* CHALLENGE *
Please write the listing below out again exactly, leaving every picture behind.

Charts and diagrams as code
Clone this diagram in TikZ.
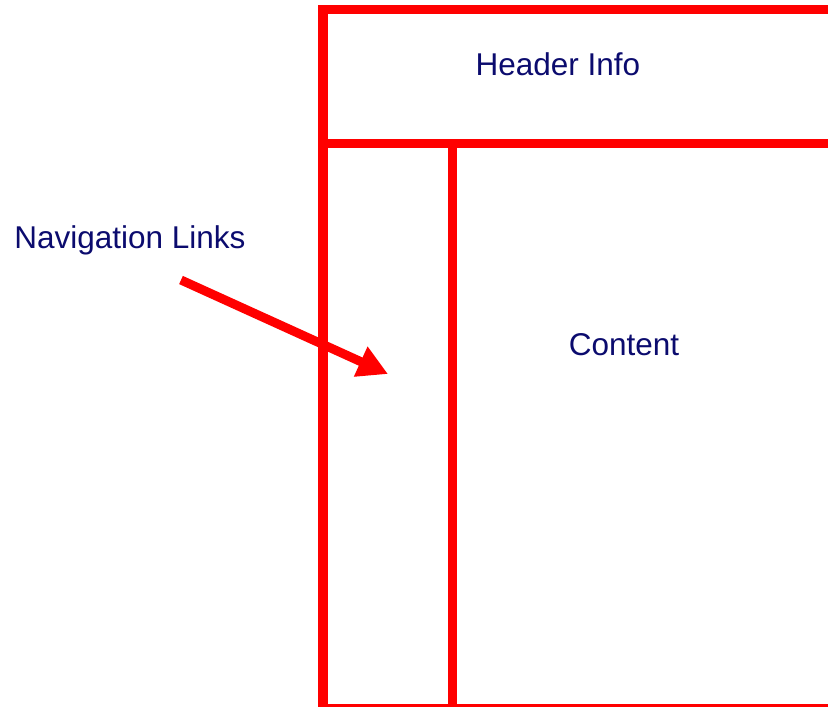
\documentclass[tikz,border=0pt]{standalone}
\usepackage{fontspec}
\setmainfont{Liberation Sans}
\usepackage{xcolor}
\definecolor{Pure Red}{HTML}{FF0000}
\definecolor{Deep Navy}{HTML}{0B0B6E}
\colorlet{cRed}{Pure Red}
\colorlet{cNavy}{Deep Navy}
\usetikzlibrary{positioning, arrows.meta}
\tikzset{
	wire/.style={
		draw=cRed,
		line width=9.5pt
	},
	boxtext/.style={
		text=cNavy,
		anchor=base,
		inner sep=0pt,
		font=\fontsize{31.5}{36}\selectfont
	},
	pointer/.style={
		draw=cRed,
		line width=9pt,
		-{Triangle[length=30pt, width=31pt]}
	}
}

\begin{document}
\begin{tikzpicture}[x=1pt, y=-1pt]
\clip (0,0) rectangle (828,707);
% ---
% page frame
% ---
\coordinate (frame-nw) at (323,9.5);
\coordinate (frame-se) at (860,708.75);
\coordinate (split-w) at (323,143.5);
\coordinate (split-e) at (860,143.5);
\coordinate (nav-top) at (452.5,143.5);
\coordinate (nav-bottom) at (452.5,708.75);

\draw[wire] (frame-nw) rectangle (frame-se);
\draw[wire] (split-w) -- (split-e);
\draw[wire] (nav-top) -- (nav-bottom);

% ---
% texts
% ---
\node[boxtext] at (558,75) (header) {Header Info};
\node[boxtext] at (624,355) (content) {Content};
\node[boxtext] at (130,248) (nav-label) {Navigation Links};

% ---
% pointer into the link column
% ---
\coordinate (nav-tail) at (181,280);
\coordinate (nav-tip) at (388,374);
\draw[pointer] (nav-tail) -- (nav-tip);
\end{tikzpicture}
\end{document}
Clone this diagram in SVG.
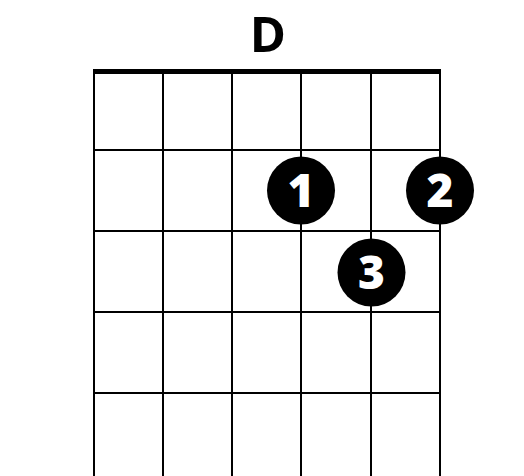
<svg xmlns="http://www.w3.org/2000/svg" width="524" height="476" viewBox="0 0 524 476">
<style>
.s{stroke:#000;stroke-width:2;fill:none}
.dot{fill:#000}
.n{fill:#fff;font-family:"Open Sans","DejaVu Sans",sans-serif;font-weight:800;font-size:46px;text-anchor:middle}
.t{fill:#000;font-family:"Open Sans","DejaVu Sans",sans-serif;font-weight:bold;font-size:49px;text-anchor:middle}
</style>
<rect width="524" height="476" fill="#fff"/>
<g id="title"><text class="t" x="268" y="52">D</text></g>
<g id="grid">
<line x1="93" y1="71.5" x2="441" y2="71.5" stroke="#000" stroke-width="5"/>
<path class="s" d="M94 72V476M163 72V476M232 72V476M301 72V476M371 72V476M440 72V476M94 150H440M94 231H440M94 312H440M94 393H440"/>
</g>
<g id="finger1"><circle class="dot" cx="301" cy="190.5" r="34"/><text class="n" x="301" y="207">1</text></g>
<g id="finger2"><circle class="dot" cx="440" cy="190.5" r="34"/><text class="n" x="440" y="207">2</text></g>
<g id="finger3"><circle class="dot" cx="371.5" cy="272.5" r="34"/><text class="n" x="371.5" y="289">3</text></g>
</svg>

* THE OUTPUT *
Clone this diagram in TikZ.
\documentclass[tikz,border=0pt]{standalone}
\usepackage{fontspec}
\setmainfont{Liberation Sans}
\usepackage{xcolor}
\definecolor{Pure Red}{HTML}{FF0000}
\definecolor{Deep Navy}{HTML}{0B0B6E}
\colorlet{cRed}{Pure Red}
\colorlet{cNavy}{Deep Navy}
\usetikzlibrary{positioning, arrows.meta}
\tikzset{
	wire/.style={
		draw=cRed,
		line width=9.5pt
	},
	boxtext/.style={
		text=cNavy,
		anchor=base,
		inner sep=0pt,
		font=\fontsize{31.5}{36}\selectfont
	},
	pointer/.style={
		draw=cRed,
		line width=9pt,
		-{Triangle[length=30pt, width=31pt]}
	}
}

\begin{document}
\begin{tikzpicture}[x=1pt, y=-1pt]
\clip (0,0) rectangle (828,707);
% ---
% page frame
% ---
\coordinate (frame-nw) at (323,9.5);
\coordinate (frame-se) at (860,708.75);
\coordinate (split-w) at (323,143.5);
\coordinate (split-e) at (860,143.5);
\coordinate (nav-top) at (452.5,143.5);
\coordinate (nav-bottom) at (452.5,708.75);

\draw[wire] (frame-nw) rectangle (frame-se);
\draw[wire] (split-w) -- (split-e);
\draw[wire] (nav-top) -- (nav-bottom);

% ---
% texts
% ---
\node[boxtext] at (558,75) (header) {Header Info};
\node[boxtext] at (624,355) (content) {Content};
\node[boxtext] at (130,248) (nav-label) {Navigation Links};

% ---
% pointer into the link column
% ---
\coordinate (nav-tail) at (181,280);
\coordinate (nav-tip) at (388,374);
\draw[pointer] (nav-tail) -- (nav-tip);
\end{tikzpicture}
\end{document}
Clone this diagram in SVG.
<svg xmlns="http://www.w3.org/2000/svg" width="524" height="476" viewBox="0 0 524 476">
<style>
.s{stroke:#000;stroke-width:2;fill:none}
.dot{fill:#000}
.n{fill:#fff;font-family:"Open Sans","DejaVu Sans",sans-serif;font-weight:800;font-size:46px;text-anchor:middle}
.t{fill:#000;font-family:"Open Sans","DejaVu Sans",sans-serif;font-weight:bold;font-size:49px;text-anchor:middle}
</style>
<rect width="524" height="476" fill="#fff"/>
<g id="title"><text class="t" x="268" y="52">D</text></g>
<g id="grid">
<line x1="93" y1="71.5" x2="441" y2="71.5" stroke="#000" stroke-width="5"/>
<path class="s" d="M94 72V476M163 72V476M232 72V476M301 72V476M371 72V476M440 72V476M94 150H440M94 231H440M94 312H440M94 393H440"/>
</g>
<g id="finger1"><circle class="dot" cx="301" cy="190.5" r="34"/><text class="n" x="301" y="207">1</text></g>
<g id="finger2"><circle class="dot" cx="440" cy="190.5" r="34"/><text class="n" x="440" y="207">2</text></g>
<g id="finger3"><circle class="dot" cx="371.5" cy="272.5" r="34"/><text class="n" x="371.5" y="289">3</text></g>
</svg>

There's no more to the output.